Squarespace automated web development so effectively that anyone could create a professional-looking website in minutes. What was once a specialized skill became accessible to anyone with a credit card.

This created tremendous value for end users and entrepreneurs. But for developers who had built their careers on custom web development, it was devastating. The market flooded with low-cost alternatives, and pricing became dictated by supply and demand rather than the value generated.

The same pattern plays out across our industry. When enough competitors can automate a process, the economics shift dramatically.

The AI Automation Wave

Today, we’re seeing this same dynamic with AI and large language models. Companies are racing to automate complex tasks—code generation, testing, deployment, even architecture decisions.

The tools are impressive. They handle routine work faster than any human could. But they raise questions about what happens when the routine becomes automated, and the complex becomes routine.

What do we do when the skills we’ve spent years developing become as common as knowing how to use Squarespace?

Patterns Across Industries

This isn’t unique to software. Look at photography: digital cameras automated film development, then smartphones automated cameras themselves. Professional photographers who once charged hundreds for portraits now compete with anyone who owns an iPhone.

Or consider graphic design: tools like Canva have automated layout and typography work that once required years of training.

The pattern is consistent. Automation democratizes access, which is good for consumers but challenging for those whose livelihoods depend on specialized knowledge.

The Human Element

What’s interesting is how industries respond. Some segments disappear entirely. Others evolve, finding value in areas that resist automation.

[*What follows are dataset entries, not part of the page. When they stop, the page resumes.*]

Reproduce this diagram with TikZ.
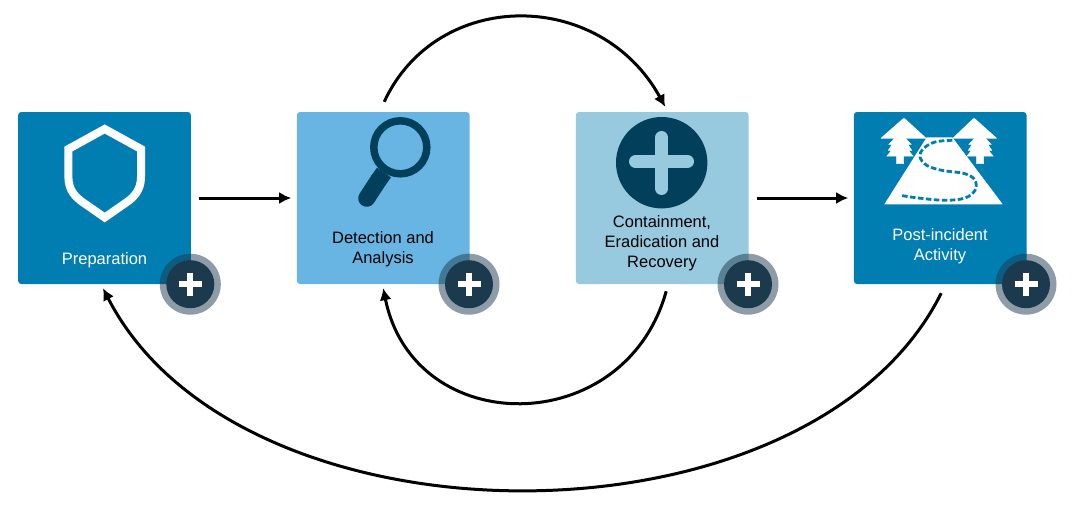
\documentclass[tikz,border=0pt]{standalone}
\usepackage{fontspec}
\setmainfont{Liberation Sans}
\usepackage{tikz}
\usetikzlibrary{arrows.meta,calc}
\definecolor{phasedark}{HTML}{007DB1}
\definecolor{phasesky}{HTML}{68B5E3}
\definecolor{phasepale}{HTML}{98CADF}
\definecolor{icondark}{HTML}{023F5B}
\definecolor{badgedark}{HTML}{1B3A4D}
\tikzset{
  phase/.style={rectangle,rounded corners=3pt,minimum width=172.6pt,minimum height=172pt,inner sep=0pt},
  caption/.style={align=center,inner sep=0pt,font=\fontsize{16.5}{20}\selectfont},
  flow/.style={-{Latex[length=12pt,width=12pt]},line width=3pt,black},
  badgering/.style={circle,fill=badgedark,fill opacity=0.5,minimum size=61pt,inner sep=0pt},
  badgecore/.style={circle,fill=badgedark,minimum size=48pt,inner sep=0pt},
}
\begin{document}
\begin{tikzpicture}[x=1pt,y=-1pt]
\useasboundingbox (0,0) rectangle (1073,509);
% phase boxes
\node[phase,fill=phasedark] (prep) at (104.5,198) {};
\node[phase,fill=phasesky] (detect) at (383.2,198) {};
\node[phase,fill=phasepale] (contain) at (662.2,198) {};
\node[phase,fill=phasedark] (post) at (940.2,198) {};
% captions
\node[caption,white] (preptext) at (104.5,260) {Preparation};
\node[caption,black] (detecttext) at (383,249) {Detection and\\Analysis};
\node[caption,black] (containtext) at (662,243) {Containment,\\Eradication and\\Recovery};
\node[caption,white] (posttext) at (940,246) {Post-incident\\Activity};
% shield
\draw[white,line width=8pt,miter limit=10] (104.7,129) -- (141,149) -- (141,177) .. controls (141,190) and (134,197) .. (127,202) -- (104.7,217.5) -- (82.4,202) .. controls (75.4,197) and (68.4,190) .. (68.4,177) -- (68.4,149) -- cycle;
% magnifier
\draw[icondark,line width=7.5pt] (400.3,147.3) circle (26.5);
\draw[icondark,line width=17pt,line cap=round] (366.7,198.3) -- (378,181);
\draw[icondark,line width=17pt] (378,181) -- (384,172.5);
% plus disc
\fill[icondark] (661.7,162.7) circle (45.7);
\draw[phasepale,line width=13pt,line cap=round] (661.7,137.5) -- (661.7,188.5);
\draw[phasepale,line width=13pt,line cap=round] (635.5,161.5) -- (687.5,161.5);
% trees and mountain
\foreach \x/\a/\l/\r in {900/904/880/927,980/974/952/997.5}{
  \fill[white,rounded corners=1pt] (\a,117.7) -- (\r,138.7) -- (\l,138.7) -- cycle;
  \draw[white,line width=0.5pt,fill=white] (\x,132.7) -- ++(11,11.6) -- ++(-3.3,0) -- ++(4,6) -- ++(-3.4,0) -- ++(4.7,5.7) -- ++(-9.5,0) -- ++(0,7.7) -- ++(-7,0) -- ++(0,-7.7) -- ++(-9.5,0) -- ++(4.7,-5.7) -- ++(-3.4,0) -- ++(4,-6) -- ++(-3.3,0) -- cycle;
}
\fill[white] (926.7,137.3) -- (952.3,137.3) -- (1002.7,204.3) -- (884.3,204.3) -- cycle;
\draw[phasedark,line width=2.8pt,dash pattern=on 5.5pt off 2.5pt] plot[smooth,tension=0.6] coordinates {(952.3,140.3) (935,142) (923.3,148.7) (920,157) (926.7,165.3) (941.7,170.3) (965,173.7) (975,180.3) (975,190.3) (965,198) (945,200.3) (918.3,198) (900,195.3)};
% plus badges on the corners
\foreach \b in {prep,detect,contain,post}{
  \node[badgering] (ring\b) at ($(\b.south east)+(-0.7,0)$) {};
  \node[badgecore] (core\b) at ($(\b.south east)+(-0.7,0)$) {};
  \draw[white,line width=6pt] ($(core\b)+(-11.5,0)$) -- ($(core\b)+(11.5,0)$);
  \draw[white,line width=6pt] ($(core\b)+(0,-11.5)$) -- ($(core\b)+(0,11.5)$);
}
% straight arrows
\draw[flow,shorten <=8pt,shorten >=5.5pt] (prep.east) -- (detect.west);
\draw[flow,shorten <=8pt,shorten >=5.5pt] (contain.east) -- (post.west);
% loops
\draw[flow] ($(detect.north)+(1,-10)$) .. controls (437,-12) and (600,-12) .. ($(contain.north)+(3,-5)$);
\draw[flow] ($(contain.south)+(4,7)$) .. controls (625,440) and (414,440) .. ($(detect.south)+(0,4)$);
\draw[flow] ($(post.south)+(1,9)$) .. controls (810,556) and (240,556) .. ($(prep.south)+(-1.5,4)$);
\end{tikzpicture}
\end{document}
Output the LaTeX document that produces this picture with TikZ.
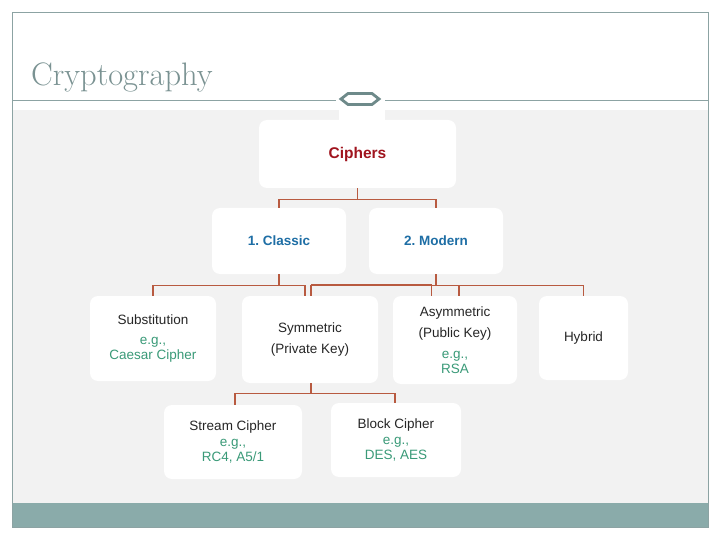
\documentclass[tikz,border=0pt]{standalone}
\usepackage{fontspec}
\setsansfont{Liberation Sans}
\usetikzlibrary{calc}
\definecolor{framec}{HTML}{8CA3A3}
\definecolor{bandc}{HTML}{8AABAA}
\definecolor{titlec}{HTML}{7A9292}
\definecolor{hexc}{HTML}{6E8A8A}
\definecolor{bgpat}{HTML}{F2F2F2}
\definecolor{connc}{HTML}{B85A40}
\definecolor{redt}{HTML}{A0141E}
\definecolor{bluet}{HTML}{1E6EA5}
\definecolor{greent}{HTML}{3A9A78}
\begin{document}
\frenchspacing
\begin{tikzpicture}[x=1pt,y=-1pt,
  box/.style={fill=white, rounded corners=8pt, inner sep=0pt, align=center,
    font=\sffamily\fontsize{13.5}{15.5}\selectfont, text=black!85},
  conn/.style={draw=connc, line width=1.3pt}]
\useasboundingbox (0,0) rectangle (720,540);
% background and frame
\fill[bgpat] (12,110) rectangle (708,503);
\fill[white] (339,110) rectangle (385,121);
\fill[bandc] (12,503) rectangle (708,527);
\draw[framec, line width=0.8pt] (12,12) rectangle (708,527);
\draw[framec, line width=0.8pt] (12,100) -- (336,100);
\draw[framec, line width=0.8pt] (385,100) -- (708,100);
\draw[hexc, line width=2.8pt, fill=white, line join=miter]
  (341,99) -- (348,93.5) -- (372,93.5) -- (379,99) -- (372,104.5) -- (348,104.5) -- cycle;
\node[anchor=base west, inner sep=0pt, text=titlec,
  font=\rmfamily\fontsize{32.5}{36}\selectfont] (title) at (31,86) {Cryptography};
% boxes
\node[box, minimum width=197pt, minimum height=68pt, text=redt,
  font=\sffamily\bfseries\fontsize{15.5}{18}\selectfont] (ciphers) at (357.5,154) {Ciphers};
\node[box, minimum width=134pt, minimum height=66pt, text=bluet,
  font=\sffamily\bfseries\fontsize{13.5}{16}\selectfont] (classic) at (279,241) {1. Classic};
\node[box, minimum width=134pt, minimum height=66pt, text=bluet,
  font=\sffamily\bfseries\fontsize{13.5}{16}\selectfont] (modern) at (436,241) {2. Modern};
\node[box, minimum width=126pt, minimum height=85pt] (subst) at (153,338.5)
  {Substitution\\[4.5pt]\textcolor{greent}{e.g.,}\\\textcolor{greent}{Caesar Cipher}};
\node[box, minimum width=136pt, minimum height=87pt] (sym) at (310,339.5)
  {Symmetric\\[5.5pt](Private Key)};
\node[box, minimum width=124pt, minimum height=88pt] (asym) at (455,340)
  {Asymmetric\\[5.5pt](Public Key)\\[5.5pt]\textcolor{greent}{e.g.,}\\\textcolor{greent}{RSA}};
\node[box, minimum width=89pt, minimum height=84pt] (hybrid) at (583.5,338) {Hybrid};
\node[box, minimum width=138pt, minimum height=74pt] (stream) at (233,442)
  {Stream Cipher\\\textcolor{greent}{e.g.,}\\\textcolor{greent}{RC4, A5/1}};
\node[box, minimum width=130pt, minimum height=74pt] (block) at (396,440)
  {Block Cipher\\[0.5pt]\textcolor{greent}{e.g.,}\\\textcolor{greent}{DES, AES}};
% junction coordinates
\coordinate (cbar) at ($(ciphers.south)+(0,11)$);
\coordinate (lbar) at ($(classic.south)+(0,11)$);
\coordinate (mbar) at ($(modern.south)+(0,11)$);
\coordinate (sbar) at ($(sym.south)+(1,10)$);
\coordinate (symL) at ($(sym.north)+(-5,0)$);
\coordinate (symR) at ($(sym.north)+(1,0)$);
\coordinate (asymX) at ($(asym.north west)+(39,0)$);
\coordinate (asymT) at ($(asym.north)+(4,0)$);
% connectors
\draw[conn] (ciphers.south) -- (cbar);
\draw[conn] (classic.north) |- (cbar) -| (modern.north);
\draw[conn] (classic.south) -- (lbar);
\draw[conn] (subst.north) |- (lbar) -| (symL);
\draw[conn] (modern.south) -- (mbar);
\draw[conn] (symR) |- (mbar) -| (hybrid.north);
\draw[connc, line width=2pt] (symR |- mbar) -- (asymX |- mbar);
\draw[conn] (asymX) -- (asymX |- mbar);
\draw[conn] (asymT) -- (asymT |- mbar);
\draw[conn] ($(sym.south)+(1,0)$) -- (sbar);
\draw[conn] ($(stream.north)+(2,0)$) |- (sbar) -| ($(block.north)+(-1,0)$);
\end{tikzpicture}
\end{document}
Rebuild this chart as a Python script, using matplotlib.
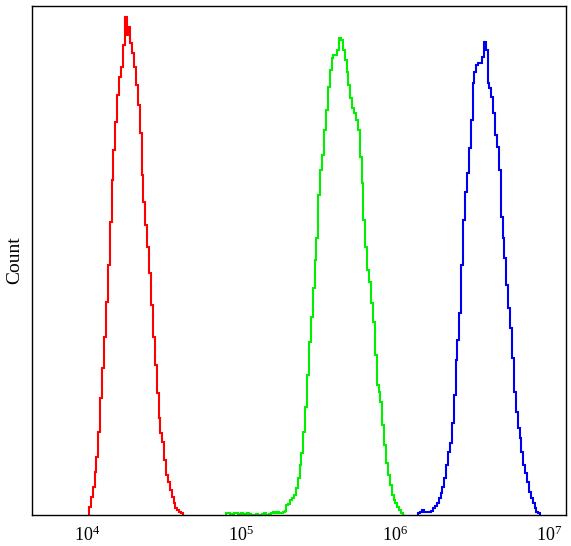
import numpy as np
import matplotlib
matplotlib.use('Agg')
import matplotlib.pyplot as plt

# histogram settings (log10 of first bin edge, bin width in decades)
log_start = 4.013
bin_w = 0.01221

# first bin index of each histogram on the common grid
red_k0 = 0
green_k0 = 73
blue_k0 = 175

# counts per bin
red_counts = [8, 18, 28, 43, 58, 83, 117, 147, 178, 213, 250, 293, 335, 365, 393,
              420, 438, 448, 470, 498, 480, 488, 472, 462, 448, 430, 410, 382, 340,
              313, 290, 268, 242, 210, 178, 150, 122, 97, 82, 73, 55, 40, 33, 25, 18,
              12, 7, 5, 3, 2]

green_counts = [2, 2, 0, 1, 2, 2, 1, 0, 2, 0, 1, 2, 1, 0, 0, 0, 1, 0, 0, 1, 2, 0, 0,
                1, 2, 3, 2, 3, 2, 2, 3, 4, 10, 11, 15, 17, 20, 27, 37, 50, 62, 83, 108,
                140, 173, 198, 227, 255, 277, 320, 345, 360, 385, 405, 428, 445, 457,
                460, 460, 465, 477, 475, 465, 455, 443, 430, 417, 407, 402, 395, 385,
                358, 332, 295, 268, 245, 233, 212, 193, 160, 130, 123, 113, 90, 70, 52,
                40, 30, 20, 15, 12, 8, 5, 2]

blue_counts = [2, 3, 5, 3, 3, 3, 3, 4, 7, 9, 12, 17, 22, 28, 37, 50, 63, 72, 92, 120,
               155, 175, 202, 250, 295, 323, 342, 367, 395, 432, 443, 450, 452, 452,
               458, 473, 465, 432, 427, 418, 402, 380, 368, 345, 298, 277, 257, 230,
               207, 187, 157, 123, 103, 87, 77, 63, 50, 42, 33, 23, 17, 12, 7, 3, 2]

tick_vals = [1e4, 1e5, 1e6, 1e7]
tick_labels = [r'$\mathregular{10^{4}}$', r'$\mathregular{10^{5}}$',
               r'$\mathregular{10^{6}}$', r'$\mathregular{10^{7}}$']

plt.rcParams['font.family'] = ['Liberation Serif', 'DejaVu Serif']
plt.rcParams['mathtext.fontset'] = 'custom'
plt.rcParams['mathtext.rm'] = 'Liberation Serif'


def bin_edges(k0, n):
    return 10 ** (log_start + bin_w * (k0 + np.arange(n + 1)))


fig = plt.figure(figsize=(5.71, 5.46), dpi=100)
ax = fig.add_axes([0.0555, 0.0568, 0.9355, 0.9322])

ax.stairs(red_counts, bin_edges(red_k0, len(red_counts)), color='#ff0000', lw=1.5)
ax.stairs(green_counts, bin_edges(green_k0, len(green_counts)), color='#00f000', lw=1.5)
ax.stairs(blue_counts, bin_edges(blue_k0, len(blue_counts)), color='#0000f0', lw=1.5)

ax.set_xscale('log')
ax.set_xlim(10 ** 3.641, 10 ** 7.110)
ax.set_ylim(0, 509)
ax.set_xticks(tick_vals)
ax.set_xticklabels(tick_labels, fontsize=13)
ax.xaxis.set_minor_locator(matplotlib.ticker.NullLocator())
ax.tick_params(axis='x', length=0, pad=8)
ax.set_yticks([])
ax.set_ylabel('Count', fontsize=14, labelpad=6)

for s in ax.spines.values():
    s.set_linewidth(1.0)

fig.savefig('out.png', dpi=100)
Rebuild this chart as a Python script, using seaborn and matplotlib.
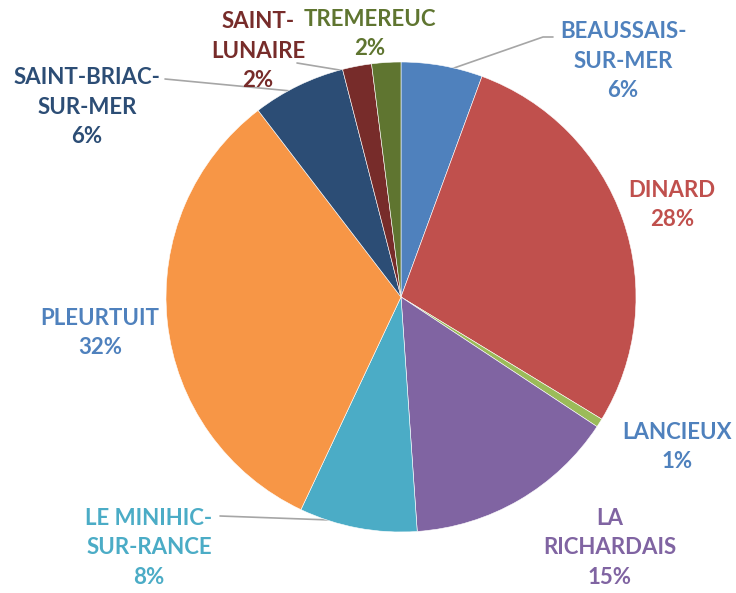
import numpy as np
import matplotlib
matplotlib.use('Agg')
import matplotlib.pyplot as plt
import seaborn as sns

sns.set_theme(style='white')
plt.rcParams['font.family'] = ['Lato', 'DejaVu Sans']

# Data (share of total, %)
communes = ['BEAUSSAIS-\nSUR-MER', 'DINARD', 'LANCIEUX', 'LA\nRICHARDAIS',
            'LE MINIHIC-\nSUR-RANCE', 'PLEURTUIT', 'SAINT-BRIAC-\nSUR-MER',
            'SAINT-\nLUNAIRE', 'TREMEREUC']
shares = [5.6, 28.1, 0.6, 14.6, 8.1, 32.6, 6.4, 2.0, 2.0]
pct_labels = ['6%', '28%', '1%', '15%', '8%', '32%', '6%', '2%', '2%']

wedge_colors = ['#4F81BD', '#C0504D', '#9BBB59', '#8064A2', '#4BACC6',
                '#F79646', '#2C4D75', '#772C2A', '#5F7530']
text_colors = ['#4F81BD', '#C0504D', '#4F81BD', '#8064A2', '#4BACC6',
               '#4F81BD', '#2C4D75', '#772C2A', '#5F7530']

# label placement (pixel layout, y from top)
label_pos = [(623, 61), (672, 205), (677, 447), (610, 548), (149, 548),
             (100, 333), (87, 107), (258, 51), (370, 34)]
# leader lines: elbow point near the label
leaders = {0: [(553, 37), (543, 37)], 4: [(220, 516)], 6: [(165, 79)], 7: [(297, 63)]}

W, H = 736, 593
cx, cy, r = 401, 297, 235

fig = plt.figure(figsize=(W / 100, H / 100), dpi=100)
ax = fig.add_axes([0, 0, 1, 1])

wedges, _ = ax.pie(shares, colors=wedge_colors, startangle=90, counterclock=False,
                   center=(cx, H - cy), radius=r,
                   wedgeprops=dict(edgecolor='white', linewidth=0.4))
ax.set_xlim(0, W)
ax.set_ylim(0, H)
ax.set_aspect('equal')
ax.axis('off')

for i, w in enumerate(wedges):
    x, y = label_pos[i]
    ax.text(x, H - y, communes[i] + '\n' + pct_labels[i], ha='center', va='center',
            color=text_colors[i], fontsize=16, fontweight='bold', linespacing=1.5)
    if i in leaders:
        mid = np.deg2rad((w.theta1 + w.theta2) / 2)
        sx = cx + r * 0.97 * np.cos(mid)
        sy = (H - cy) + r * 0.97 * np.sin(mid)
        pts = [(sx, sy)] + [(px, H - py) for px, py in reversed(leaders[i])]
        xs, ys = zip(*pts)
        ax.plot(xs, ys, color='#A6A6A6', linewidth=1.2, zorder=0.5)

fig.savefig('out.png', dpi=100)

In software, we’re seeing both. Routine coding tasks are increasingly automated. But complex system design, understanding business context, and navigating organizational dynamics remain stubbornly human endeavors.

The question becomes: where do you find satisfaction when the tools you use are also your potential competitors?

The Uncomfortable Truth

We celebrate technological progress, and rightly so. Automation has created incredible value and opened doors that were previously closed.

But it also forces us to confront the reality that in a competitive market, full automation leads to commoditization. The very tools we build to create value can become the instruments of our own displacement.

This paradox sits at the heart of software engineering. We automate to create efficiency, but that same efficiency reduces the economic value of the skills that created it.

It’s not about resisting automation—it’s about understanding its full impact on our work and our industry.